_Given task_. Return all of the lines below exactly as they are.

_Recorded information_.
begin

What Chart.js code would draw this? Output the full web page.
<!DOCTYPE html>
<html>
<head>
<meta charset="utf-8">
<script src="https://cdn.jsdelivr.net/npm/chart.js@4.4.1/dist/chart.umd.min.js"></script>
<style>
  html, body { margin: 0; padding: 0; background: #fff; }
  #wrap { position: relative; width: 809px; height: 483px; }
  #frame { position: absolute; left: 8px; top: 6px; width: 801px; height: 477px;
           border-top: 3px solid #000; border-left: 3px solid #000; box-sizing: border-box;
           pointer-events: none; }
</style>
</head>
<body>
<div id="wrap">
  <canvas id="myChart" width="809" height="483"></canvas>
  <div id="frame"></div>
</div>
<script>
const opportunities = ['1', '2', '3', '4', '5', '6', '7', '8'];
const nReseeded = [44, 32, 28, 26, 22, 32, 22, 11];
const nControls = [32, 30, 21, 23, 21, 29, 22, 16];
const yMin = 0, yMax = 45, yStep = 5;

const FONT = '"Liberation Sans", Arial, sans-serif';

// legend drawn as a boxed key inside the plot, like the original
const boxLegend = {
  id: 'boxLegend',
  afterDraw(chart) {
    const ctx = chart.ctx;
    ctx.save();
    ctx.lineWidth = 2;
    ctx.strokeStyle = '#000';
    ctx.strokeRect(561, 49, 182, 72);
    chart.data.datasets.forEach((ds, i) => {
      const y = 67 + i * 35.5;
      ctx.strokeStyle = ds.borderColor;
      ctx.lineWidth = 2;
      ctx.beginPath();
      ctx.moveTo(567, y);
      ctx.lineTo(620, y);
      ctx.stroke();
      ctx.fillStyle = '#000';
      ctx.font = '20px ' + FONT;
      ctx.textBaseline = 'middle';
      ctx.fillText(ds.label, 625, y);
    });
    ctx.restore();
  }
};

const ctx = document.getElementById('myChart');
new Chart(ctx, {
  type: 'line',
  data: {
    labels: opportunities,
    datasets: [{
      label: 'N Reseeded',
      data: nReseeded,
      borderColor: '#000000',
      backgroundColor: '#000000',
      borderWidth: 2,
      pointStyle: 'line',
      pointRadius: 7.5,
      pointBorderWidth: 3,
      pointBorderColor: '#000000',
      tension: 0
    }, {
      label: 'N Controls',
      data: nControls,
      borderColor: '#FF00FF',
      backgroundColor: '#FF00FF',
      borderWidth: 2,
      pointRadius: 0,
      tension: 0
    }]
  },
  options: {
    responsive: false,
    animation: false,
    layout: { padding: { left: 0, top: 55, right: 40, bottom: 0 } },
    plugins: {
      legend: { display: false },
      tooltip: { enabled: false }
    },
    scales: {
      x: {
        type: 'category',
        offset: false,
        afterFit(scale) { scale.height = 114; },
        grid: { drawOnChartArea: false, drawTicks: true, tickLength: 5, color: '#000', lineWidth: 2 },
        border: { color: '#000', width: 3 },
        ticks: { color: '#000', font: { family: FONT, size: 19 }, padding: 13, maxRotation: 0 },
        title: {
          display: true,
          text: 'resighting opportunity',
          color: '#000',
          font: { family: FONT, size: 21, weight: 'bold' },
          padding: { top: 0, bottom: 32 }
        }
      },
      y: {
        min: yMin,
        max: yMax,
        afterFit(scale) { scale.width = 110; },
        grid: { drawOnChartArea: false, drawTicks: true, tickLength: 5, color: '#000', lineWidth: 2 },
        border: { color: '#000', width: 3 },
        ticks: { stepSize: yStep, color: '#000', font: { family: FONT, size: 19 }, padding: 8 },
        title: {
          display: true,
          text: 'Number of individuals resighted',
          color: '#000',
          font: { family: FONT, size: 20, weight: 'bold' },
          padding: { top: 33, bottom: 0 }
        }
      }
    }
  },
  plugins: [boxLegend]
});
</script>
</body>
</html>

end

_Result of the exercise_.
What Chart.js code would draw this? Output the full web page.
<!DOCTYPE html>
<html>
<head>
<meta charset="utf-8">
<script src="https://cdn.jsdelivr.net/npm/chart.js@4.4.1/dist/chart.umd.min.js"></script>
<style>
  html, body { margin: 0; padding: 0; background: #fff; }
  #wrap { position: relative; width: 809px; height: 483px; }
  #frame { position: absolute; left: 8px; top: 6px; width: 801px; height: 477px;
           border-top: 3px solid #000; border-left: 3px solid #000; box-sizing: border-box;
           pointer-events: none; }
</style>
</head>
<body>
<div id="wrap">
  <canvas id="myChart" width="809" height="483"></canvas>
  <div id="frame"></div>
</div>
<script>
const opportunities = ['1', '2', '3', '4', '5', '6', '7', '8'];
const nReseeded = [44, 32, 28, 26, 22, 32, 22, 11];
const nControls = [32, 30, 21, 23, 21, 29, 22, 16];
const yMin = 0, yMax = 45, yStep = 5;

const FONT = '"Liberation Sans", Arial, sans-serif';

// legend drawn as a boxed key inside the plot, like the original
const boxLegend = {
  id: 'boxLegend',
  afterDraw(chart) {
    const ctx = chart.ctx;
    ctx.save();
    ctx.lineWidth = 2;
    ctx.strokeStyle = '#000';
    ctx.strokeRect(561, 49, 182, 72);
    chart.data.datasets.forEach((ds, i) => {
      const y = 67 + i * 35.5;
      ctx.strokeStyle = ds.borderColor;
      ctx.lineWidth = 2;
      ctx.beginPath();
      ctx.moveTo(567, y);
      ctx.lineTo(620, y);
      ctx.stroke();
      ctx.fillStyle = '#000';
      ctx.font = '20px ' + FONT;
      ctx.textBaseline = 'middle';
      ctx.fillText(ds.label, 625, y);
    });
    ctx.restore();
  }
};

const ctx = document.getElementById('myChart');
new Chart(ctx, {
  type: 'line',
  data: {
    labels: opportunities,
    datasets: [{
      label: 'N Reseeded',
      data: nReseeded,
      borderColor: '#000000',
      backgroundColor: '#000000',
      borderWidth: 2,
      pointStyle: 'line',
      pointRadius: 7.5,
      pointBorderWidth: 3,
      pointBorderColor: '#000000',
      tension: 0
    }, {
      label: 'N Controls',
      data: nControls,
      borderColor: '#FF00FF',
      backgroundColor: '#FF00FF',
      borderWidth: 2,
      pointRadius: 0,
      tension: 0
    }]
  },
  options: {
    responsive: false,
    animation: false,
    layout: { padding: { left: 0, top: 55, right: 40, bottom: 0 } },
    plugins: {
      legend: { display: false },
      tooltip: { enabled: false }
    },
    scales: {
      x: {
        type: 'category',
        offset: false,
        afterFit(scale) { scale.height = 114; },
        grid: { drawOnChartArea: false, drawTicks: true, tickLength: 5, color: '#000', lineWidth: 2 },
        border: { color: '#000', width: 3 },
        ticks: { color: '#000', font: { family: FONT, size: 19 }, padding: 13, maxRotation: 0 },
        title: {
          display: true,
          text: 'resighting opportunity',
          color: '#000',
          font: { family: FONT, size: 21, weight: 'bold' },
          padding: { top: 0, bottom: 32 }
        }
      },
      y: {
        min: yMin,
        max: yMax,
        afterFit(scale) { scale.width = 110; },
        grid: { drawOnChartArea: false, drawTicks: true, tickLength: 5, color: '#000', lineWidth: 2 },
        border: { color: '#000', width: 3 },
        ticks: { stepSize: yStep, color: '#000', font: { family: FONT, size: 19 }, padding: 8 },
        title: {
          display: true,
          text: 'Number of individuals resighted',
          color: '#000',
          font: { family: FONT, size: 20, weight: 'bold' },
          padding: { top: 33, bottom: 0 }
        }
      }
    }
  },
  plugins: [boxLegend]
});
</script>
</body>
</html>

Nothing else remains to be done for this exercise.